There is no shortage of the key raw material in India
India has approved plans for a huge increase in the amount of electricity it generates from solar power.
It aims to boost solar output 1,000-fold over 12 years from its current negligible level. Its 20 gigawatt target would power several big cities.
The government wants to reduce India's dependence on coal and boost the export industry for solar power equipment.
Critics say solar power will supplement - and not replace - fossil fuels even under India's most ambitious plans.
Concerns over land
"The cabinet gave its approval for launching of the Jawaharlal Nehru national solar mission, Solar India," Information Minister Ambika Soni said in Delhi.
The $19bn (£12bn) three-phased plan aims to boost solar power output across the country from close to zero to 20 gigawatts by 2022.
It is hugely ambitious and has been welcomed by the country's renewable energy suppliers, although some say it is unclear where the money will come from, says the BBC's technology correspondent Mark Gregory.

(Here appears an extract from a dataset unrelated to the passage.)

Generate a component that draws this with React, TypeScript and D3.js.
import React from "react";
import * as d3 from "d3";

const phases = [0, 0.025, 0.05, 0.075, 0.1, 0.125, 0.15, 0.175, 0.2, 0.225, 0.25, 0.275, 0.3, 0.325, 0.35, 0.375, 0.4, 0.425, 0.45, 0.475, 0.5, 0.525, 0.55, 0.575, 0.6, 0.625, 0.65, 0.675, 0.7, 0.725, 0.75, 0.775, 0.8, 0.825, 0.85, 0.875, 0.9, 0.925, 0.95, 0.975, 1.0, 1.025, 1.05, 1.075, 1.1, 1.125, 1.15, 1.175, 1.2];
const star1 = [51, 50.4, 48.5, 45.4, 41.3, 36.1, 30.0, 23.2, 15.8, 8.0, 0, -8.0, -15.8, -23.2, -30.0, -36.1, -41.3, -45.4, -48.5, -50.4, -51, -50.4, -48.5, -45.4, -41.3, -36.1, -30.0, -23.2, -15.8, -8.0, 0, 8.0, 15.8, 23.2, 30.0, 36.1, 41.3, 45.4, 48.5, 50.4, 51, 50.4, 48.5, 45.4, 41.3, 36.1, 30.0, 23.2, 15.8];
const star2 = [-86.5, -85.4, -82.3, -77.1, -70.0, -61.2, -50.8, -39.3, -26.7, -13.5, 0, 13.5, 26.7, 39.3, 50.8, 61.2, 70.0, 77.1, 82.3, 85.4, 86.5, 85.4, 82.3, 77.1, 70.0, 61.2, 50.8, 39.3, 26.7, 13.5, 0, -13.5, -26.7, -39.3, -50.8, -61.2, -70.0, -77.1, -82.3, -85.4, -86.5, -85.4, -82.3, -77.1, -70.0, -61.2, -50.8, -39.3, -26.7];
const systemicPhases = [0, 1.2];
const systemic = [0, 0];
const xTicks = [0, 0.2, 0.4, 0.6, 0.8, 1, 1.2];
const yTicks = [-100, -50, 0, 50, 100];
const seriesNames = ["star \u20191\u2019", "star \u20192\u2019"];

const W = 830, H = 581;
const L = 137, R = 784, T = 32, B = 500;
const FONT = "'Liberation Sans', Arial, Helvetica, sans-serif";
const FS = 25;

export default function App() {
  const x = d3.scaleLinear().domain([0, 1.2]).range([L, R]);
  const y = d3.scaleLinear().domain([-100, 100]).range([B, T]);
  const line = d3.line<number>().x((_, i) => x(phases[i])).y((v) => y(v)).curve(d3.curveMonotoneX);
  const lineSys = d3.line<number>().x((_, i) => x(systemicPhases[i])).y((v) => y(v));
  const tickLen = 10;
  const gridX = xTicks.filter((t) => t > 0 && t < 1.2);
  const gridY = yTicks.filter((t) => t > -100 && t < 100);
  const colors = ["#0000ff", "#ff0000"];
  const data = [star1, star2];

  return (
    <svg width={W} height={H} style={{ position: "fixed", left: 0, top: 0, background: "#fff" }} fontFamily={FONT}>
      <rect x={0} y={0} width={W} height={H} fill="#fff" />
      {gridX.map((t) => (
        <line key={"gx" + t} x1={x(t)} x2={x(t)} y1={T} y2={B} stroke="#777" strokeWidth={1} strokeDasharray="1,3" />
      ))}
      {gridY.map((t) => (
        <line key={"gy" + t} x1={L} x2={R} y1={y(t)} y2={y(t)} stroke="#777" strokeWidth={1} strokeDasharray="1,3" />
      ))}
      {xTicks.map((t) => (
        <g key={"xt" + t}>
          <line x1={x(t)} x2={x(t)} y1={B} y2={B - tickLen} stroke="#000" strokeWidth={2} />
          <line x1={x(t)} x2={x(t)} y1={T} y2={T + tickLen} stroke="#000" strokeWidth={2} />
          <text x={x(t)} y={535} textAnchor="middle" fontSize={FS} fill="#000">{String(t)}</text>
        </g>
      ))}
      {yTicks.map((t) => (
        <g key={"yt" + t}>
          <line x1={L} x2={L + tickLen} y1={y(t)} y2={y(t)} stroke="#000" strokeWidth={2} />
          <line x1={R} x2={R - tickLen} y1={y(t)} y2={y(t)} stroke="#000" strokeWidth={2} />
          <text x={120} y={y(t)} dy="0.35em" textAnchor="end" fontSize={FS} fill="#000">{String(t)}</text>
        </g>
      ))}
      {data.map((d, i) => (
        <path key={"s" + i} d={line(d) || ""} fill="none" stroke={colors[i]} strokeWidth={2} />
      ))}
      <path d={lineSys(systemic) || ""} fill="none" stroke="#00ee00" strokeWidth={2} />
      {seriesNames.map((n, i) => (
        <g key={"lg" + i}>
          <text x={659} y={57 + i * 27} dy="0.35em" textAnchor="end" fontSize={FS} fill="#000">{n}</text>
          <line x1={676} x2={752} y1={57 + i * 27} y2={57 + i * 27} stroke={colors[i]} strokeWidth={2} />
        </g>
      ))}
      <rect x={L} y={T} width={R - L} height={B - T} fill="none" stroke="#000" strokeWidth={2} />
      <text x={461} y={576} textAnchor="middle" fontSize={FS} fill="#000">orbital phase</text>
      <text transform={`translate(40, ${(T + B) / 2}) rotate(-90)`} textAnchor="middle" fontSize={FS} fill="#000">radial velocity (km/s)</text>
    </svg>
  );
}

But even if everything does go to plan, solar power will only meet a small part of India's burgeoning energy consumption, he adds.
India hopes to build a solar power industry that matches early leaders in the sector such as China, Germany and Japan.
There is no shortage of the key raw material in India but high population densities could be a problem, our correspondent says.
Industrial scale solar power plants require a lot of space, so there are questions about where they can be built in India without throwing large numbers of people off their land, he says.